Borrowing this from Terry’s practice a few days ago-
5x 100m stroke focus to loosen up- ‘wide swing’, ‘long-reach forward’, ‘head-down’, ‘relax all that can be relaxed’
5x [3x100m]
- hold at 17 SPL: 1.40, 1.42, 1.41
- hold at 16 SPL: 1.38, 1.40, 1.38
- hold at 15 SPL: 1.36, 1.36, 1.36
- hold at 16 SPL: 1.36, 1.36, 1.36
- hold at 17 SPL: 1.34, 1.34, 1.36
5x 100m with zoomers- 12m u/w dolphin kick to half-way point, then alternate 12m ez BR (with dolphin) and FR
5x 100m hold 16 SPL and minimize effort. Descend times. 1.35, 1.34, 1.34, 1.33, 1.34
200 IM to finish
I set glass stones on the bottom- one at each end at 6.5m mark- my target for where I will break the surface on my push-off. And one stone at the half-way mark. The pool is 2m deep so I can see these in my peripheral vision a stroke before reaching them, even with my goggles looking straight down as they should. In a shallower pool this would not be possible- I’d have to lift my head to see them and break my streamline. These markers are so helpful- I can take readings now on how well my stroke count is holding (16 SPL for instance) by noting whether I break the surface at the first, hit #6 stroke at half-way, and hit #11 at the third one. It takes a precision jump, at just the right depth, and two crisp dolphin flicks to break at the first stone comfortably.

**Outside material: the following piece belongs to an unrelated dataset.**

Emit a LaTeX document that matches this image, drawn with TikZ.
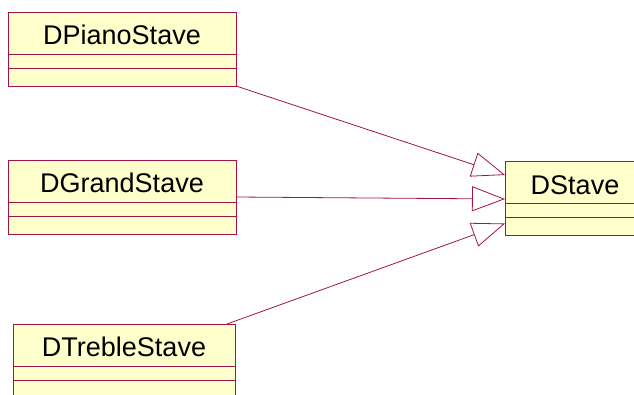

Today, the pool temperature was just barely swimmable. I could swim only at moderate exertion because my HR was reacting to the hot water. I was able to do all these 100’s today but I was fatigued mostly from the heat, not so much from neural and muscular work, though I put in some good labor. So I don’t feel these times accurately reflect my abilities right now. I think I should have been able to hold low to sub 1.30 times for almost all of this practice today, if the water were 2 or 3 degrees cooler. I also acknowledge that I am not so well conditioned right now- I have just slowed way down since early November when life/work got a bit more demanding.
For ‘effortless’ swimming (or rather, least-fatiguing motion) the wide-swing really helps keep my back and shoulders from tightening up, which is why I adopted this for distance OW swimming. But now I see that I can still get my narrow entry and long reach forward to hold better SL as well. I’ve set my targets just as narrow and a bit shallower as I feel less drag at that position, and now my high-elbow catch is becoming my instinctive, default catch position. I have found this long-reach to be the key feature in holding a long SL, rather than the thrust of the catching arm- it’s the long bodyline that makes the catch convert to forward acceleration. I get better results when my focus point is the hip-thrust-to-reach-forward, rather than hip-thrust-to-catch (but the supporting key to this is having a high-elbow catch that I don’t have to think about anymore).
I am going to start taking this 16 SPL stroke and gradually condition it for faster and faster tempos. 18 SPL may actually be more suitable to my 100m PR goals, but I’ll start with this and go down a ways, then click up to 17 SPL and go further, then click up to 18 and go a bit further. This will follow my hypothesis that as I develop my sprint speed SL must be held in priority over SR- or in other words, I must first build the desired SL then build up my SR only as I can protect this SL, making only the most calculated exchanges to dial in the optimal SL/SR for my 100m goal.